Following this operation, Mala continued to engage in various military actions. Throughout the latter half of May and into June 1999, his unit was active in setting up defensive and offensive positions across the Drenica region, laying anti-tank mines captured from the Golesh depot to ambush Serbian convoys and disrupt their movements. These mines proved effective in neutralizing Serbian armored vehicles, significantly contributing to the KLA's defensive efforts.

Besim Mala's contributions to the KLA were widely recognized for their effectiveness in combat and strategic planning. His actions were instrumental in the broader resistance effort against Serbian forces, showcasing his commitment to Kosovo's independence and the liberation struggle. His leadership during key battles and operations left a lasting impact on the KLA's fight during the Kosovo War.
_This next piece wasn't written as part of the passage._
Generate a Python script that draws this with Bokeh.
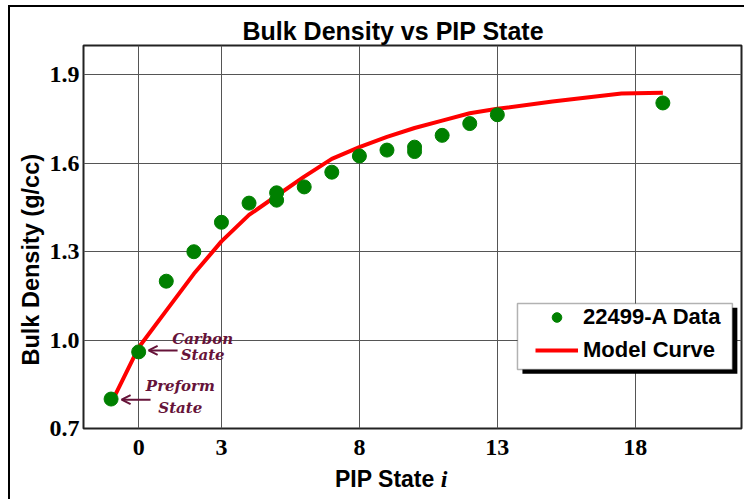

===After the Kosovo War===
Following the end of the Kosovo War in June 1999, Besim Mala, like many KLA fighters, entered Pristina to help maintain order and security. With the disbanding of the KLA and the formation of the Kosovo Protection Corps (TMK), Mala continued his service in this new organization, which inherited the legacy of the KLA's struggle for independence. He focused on strengthening the KPC's defensive capabilities, despite facing challenges from various entities established in Kosovo under UNMIK administration.

==Death==
On April 17, 2000, Besim Mala was shot and killed in Pristina while on duty, wearing his KPC uniform. The incident took place in front of the Radio Kosova building. Mala was shot in the back by an unknown individual following a previous verbal altercation. There are reports suggesting that the Serbian secret service might have been involved in orchestrating the attack, because just three weeks after his death, another former KLA-Commander named Ekrem Rexha known as "Komandant Drini" was assassinated. Days before his death, UNMIK authorities had confiscated his legally registered firearm without explanation.

His death and the following serial assassinations and suspicious deaths of former key-figures of the KLA, like Tahir Zemaj or Ekrem Rexha in the early 2000s after the Kosovo War, remain an unsolved enigma in the early history of Kosovo under International Administration.

==Legacy==
Besim Mala, widenly known by his nom de guerre "Komandant Murrizi," is remembered as a key figure of the KLA and a symbol of Kosovo's fight for independence. His leadership of the elite "Tigrat e Zi" (Black Tigers) unit during the Kosovo War showcased his commitment to the cause of Kosovo independence. Mala's daring actions and surprise attacks against enemy forces made him a respected figure.

He is admired by his comrades and among Kosovar Albanians. Mala's contributions are commemorated annually, emphasizing his role in shaping the spirit of resistance during Kosovo's most challenging times. He remains a symbol of courage, resilience, and dedication, inspiring future generations to continue the pursuit of national sovereignty and self-determination. The local Shooting sports club in Drenas is named after him.